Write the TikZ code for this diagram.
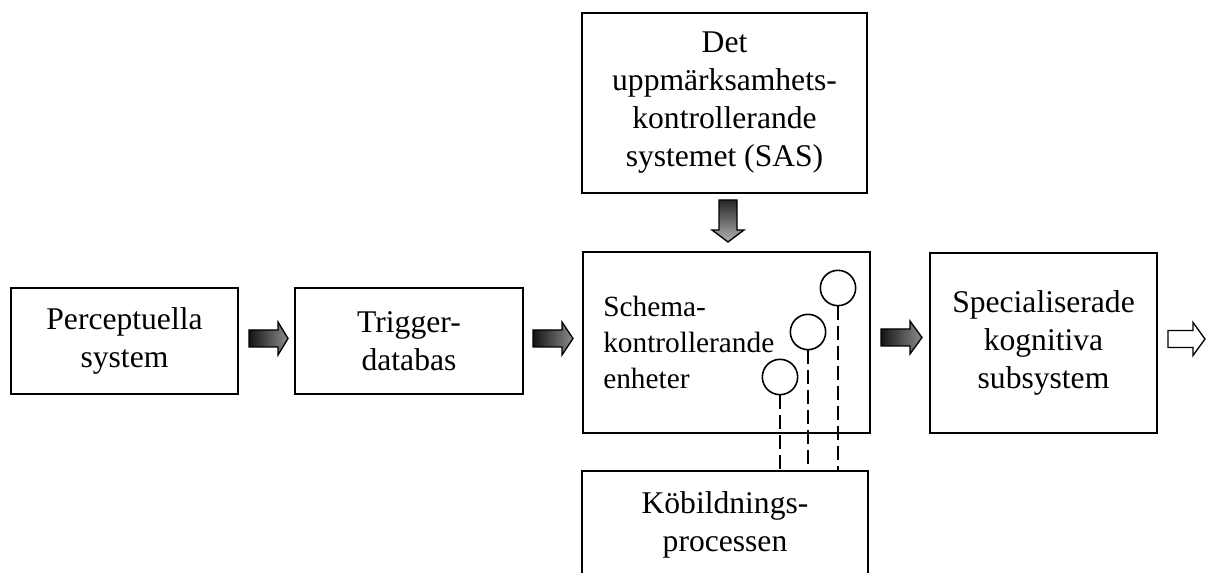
\documentclass[tikz,border=0pt]{standalone}
\usepackage{fontspec}
\setmainfont{Liberation Serif}
\begin{document}
\begin{tikzpicture}[x=0.75pt,y=-0.75pt,
  box/.style={draw, line width=1.3pt, inner sep=0pt, align=center,
    font=\fontsize{23.7}{28.5}\selectfont},
  txt/.style={inner sep=0pt, align=left, font=\fontsize{22}{27}\selectfont},
  unit/.style={draw, circle, line width=1.2pt, minimum size=26.5pt, inner sep=0pt},
  link/.style={line width=1.2pt, dash pattern=on 10pt off 5pt},
  garrow/.style={line width=1pt, draw=black, left color=black!92, middle color=black!22, right color=black!45},
  warrow/.style={line width=1pt, draw=black, fill=white},
  darrow/.style={line width=1pt, draw=black, top color=black!85, middle color=black!45, bottom color=black!30}
]
\useasboundingbox (0,0) rectangle (1206,573);
\clip (0,0) rectangle (1206,573);

% boxes
\node[box, minimum width=170.25pt, minimum height=79.5pt] (perc) at (124.5,341) {Perceptuella\\system};
\node[box, minimum width=171pt, minimum height=79.5pt] (trig) at (409,341) {Trigger-\\databas};
\node[box, minimum width=215.25pt, minimum height=135.75pt] (schema) at (726.5,342.5) {};
\node[txt, anchor=west] (schematext) at (603,342) {Schema-\\kontrollerande\\enheter};
\node[box, minimum width=213.75pt, minimum height=135pt] (sas) at (724.5,103) {Det\\uppmärksamhets-\\kontrollerande\\systemet (SAS)};
\node[box, minimum width=214.5pt, minimum height=81pt] (kob) at (725,525) {Köbildnings-\\processen};
\node[box, minimum width=170.25pt, minimum height=135pt] (spec) at (1043.5,343) {Specialiserade\\kognitiva\\subsystem};

% units
\node[unit] (u1) at (780,377) {};
\node[unit] (u2) at (808,332) {};
\node[unit] (u3) at (838,288) {};
\draw[link] (u1.south) -- (u1.south |- kob.north);
\draw[link] (u2.south) -- (u2.south |- kob.north);
\draw[link] (u3.south) -- (u3.south |- kob.north);

% block arrows
\shadedraw[garrow] (249,330) -- (278,330) -- (278,322) -- (288,338.5) -- (278,355) -- (278,347) -- (249,347) -- cycle;
\shadedraw[garrow] (533,330) -- (562,330) -- (562,322) -- (573,338.5) -- (562,355) -- (562,347) -- (533,347) -- cycle;
\shadedraw[garrow] (881,329) -- (910,329) -- (910,321) -- (922,337.5) -- (910,354) -- (910,346) -- (881,346) -- cycle;
\draw[warrow] (1168,330.5) -- (1193,330.5) -- (1193,322.5) -- (1205,339) -- (1193,355.5) -- (1193,347.5) -- (1168,347.5) -- cycle;
\shadedraw[darrow] (719,200) -- (737,200) -- (737,230) -- (744,230) -- (728,242) -- (712,230) -- (719,230) -- cycle;
\end{tikzpicture}
\end{document}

====

WRITTEN PROBLEM
Give all the lines above again, character for character, without pictures.

CORRECT OUTPUT
Write the TikZ code for this diagram.
\documentclass[tikz,border=0pt]{standalone}
\usepackage{fontspec}
\setmainfont{Liberation Serif}
\begin{document}
\begin{tikzpicture}[x=0.75pt,y=-0.75pt,
  box/.style={draw, line width=1.3pt, inner sep=0pt, align=center,
    font=\fontsize{23.7}{28.5}\selectfont},
  txt/.style={inner sep=0pt, align=left, font=\fontsize{22}{27}\selectfont},
  unit/.style={draw, circle, line width=1.2pt, minimum size=26.5pt, inner sep=0pt},
  link/.style={line width=1.2pt, dash pattern=on 10pt off 5pt},
  garrow/.style={line width=1pt, draw=black, left color=black!92, middle color=black!22, right color=black!45},
  warrow/.style={line width=1pt, draw=black, fill=white},
  darrow/.style={line width=1pt, draw=black, top color=black!85, middle color=black!45, bottom color=black!30}
]
\useasboundingbox (0,0) rectangle (1206,573);
\clip (0,0) rectangle (1206,573);

% boxes
\node[box, minimum width=170.25pt, minimum height=79.5pt] (perc) at (124.5,341) {Perceptuella\\system};
\node[box, minimum width=171pt, minimum height=79.5pt] (trig) at (409,341) {Trigger-\\databas};
\node[box, minimum width=215.25pt, minimum height=135.75pt] (schema) at (726.5,342.5) {};
\node[txt, anchor=west] (schematext) at (603,342) {Schema-\\kontrollerande\\enheter};
\node[box, minimum width=213.75pt, minimum height=135pt] (sas) at (724.5,103) {Det\\uppmärksamhets-\\kontrollerande\\systemet (SAS)};
\node[box, minimum width=214.5pt, minimum height=81pt] (kob) at (725,525) {Köbildnings-\\processen};
\node[box, minimum width=170.25pt, minimum height=135pt] (spec) at (1043.5,343) {Specialiserade\\kognitiva\\subsystem};

% units
\node[unit] (u1) at (780,377) {};
\node[unit] (u2) at (808,332) {};
\node[unit] (u3) at (838,288) {};
\draw[link] (u1.south) -- (u1.south |- kob.north);
\draw[link] (u2.south) -- (u2.south |- kob.north);
\draw[link] (u3.south) -- (u3.south |- kob.north);

% block arrows
\shadedraw[garrow] (249,330) -- (278,330) -- (278,322) -- (288,338.5) -- (278,355) -- (278,347) -- (249,347) -- cycle;
\shadedraw[garrow] (533,330) -- (562,330) -- (562,322) -- (573,338.5) -- (562,355) -- (562,347) -- (533,347) -- cycle;
\shadedraw[garrow] (881,329) -- (910,329) -- (910,321) -- (922,337.5) -- (910,354) -- (910,346) -- (881,346) -- cycle;
\draw[warrow] (1168,330.5) -- (1193,330.5) -- (1193,322.5) -- (1205,339) -- (1193,355.5) -- (1193,347.5) -- (1168,347.5) -- cycle;
\shadedraw[darrow] (719,200) -- (737,200) -- (737,230) -- (744,230) -- (728,242) -- (712,230) -- (719,230) -- cycle;
\end{tikzpicture}
\end{document}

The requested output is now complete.